Don’t Forget Adaptation

The Economist, normally not exactly the best source of information in the area of climate change, published an article really worth reading. It begins with some interesting remarks on Cancún:

ON NOVEMBER 29th representatives of countries from around the world will gather in Cancún, Mexico, for the first high-level climate talks since those in Copenhagen last December. The organisers hope the meeting in Mexico, unlike the one in Denmark, will be unshowy but solid, leading to decisions about finance, forestry and technology transfer that will leave the world better placed to do something about global warming. Incremental progress is possible, but continued deadlock is likelier. What is out of reach, as at Copenhagen, is agreement on a plausible programme for keeping climate change in check.

The actual theme of the text is adaptation to climate change.

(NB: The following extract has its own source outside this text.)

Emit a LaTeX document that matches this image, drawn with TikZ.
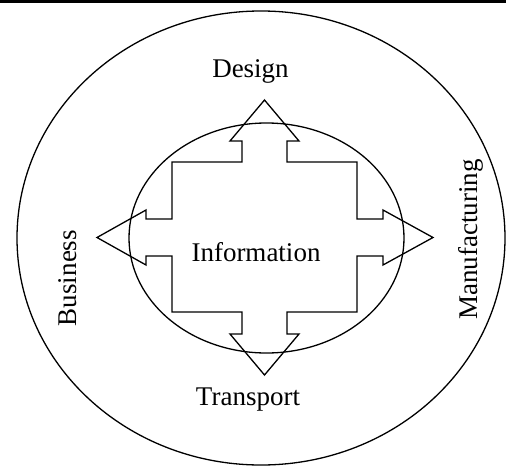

It is a very long list of possible impacts of global warming and ways of adapting to them. The author rightly notes that adaptation has not really been en vogue in the climate debate so far. Yet it is very unlikely that we can stop the warming of the atmosphere abruptly.

The fight to limit global warming to easily tolerated levels is thus over. Analysts who have long worked on adaptation to climate change—finding ways to live with scarcer water, higher peak temperatures, higher sea levels and weather patterns at odds with those under which today’s settled patterns of farming developed—are starting to see their day in the uncomfortably hot sun. That such measures cannot protect everyone from all harm that climate change may bring does not mean that they should be ignored. On the contrary, they are sorely needed.

What we can do? According to The Economist’s author, much of the adaptation measures will be done by people “for themselves”. But there is a need for state action as well. People cannot provide for some measures on their own account – e.g. for flood barriers. Furthermore, there is a big role to play for the health system. Functioning markets (especially insurance markets) and more wealth in the developing world would be helpful as well.

The author is concluding with a call for the developed world to provide finance and technology transfer as well as example:

The poorest countries all have wish-lists for adaptation funding, drawn up in the UN climate-convention process of which the Copenhagen and Cancún meetings are part. Money and know-how are essential, but so is example. Rich countries can show, through their own programmes for flood defence, zoning laws, sewerage and so on that adaptation must be part of the mainstream of political and economic life, not an eccentric and marginal idea. Adaptation by and for the poor alone is likely to be poor adaptation.

Of course, it is not a call to forget about mitigation and concentrate only on adaptation. The author is admitting that, according to scientists, adaptation can ease the problem at the most. But the message is: we shouldn’t forget about adaptation as well. Especially since it cannot be helped the poor people in this world by mitigating further global warming only. They are now suffering from what is ongoing already.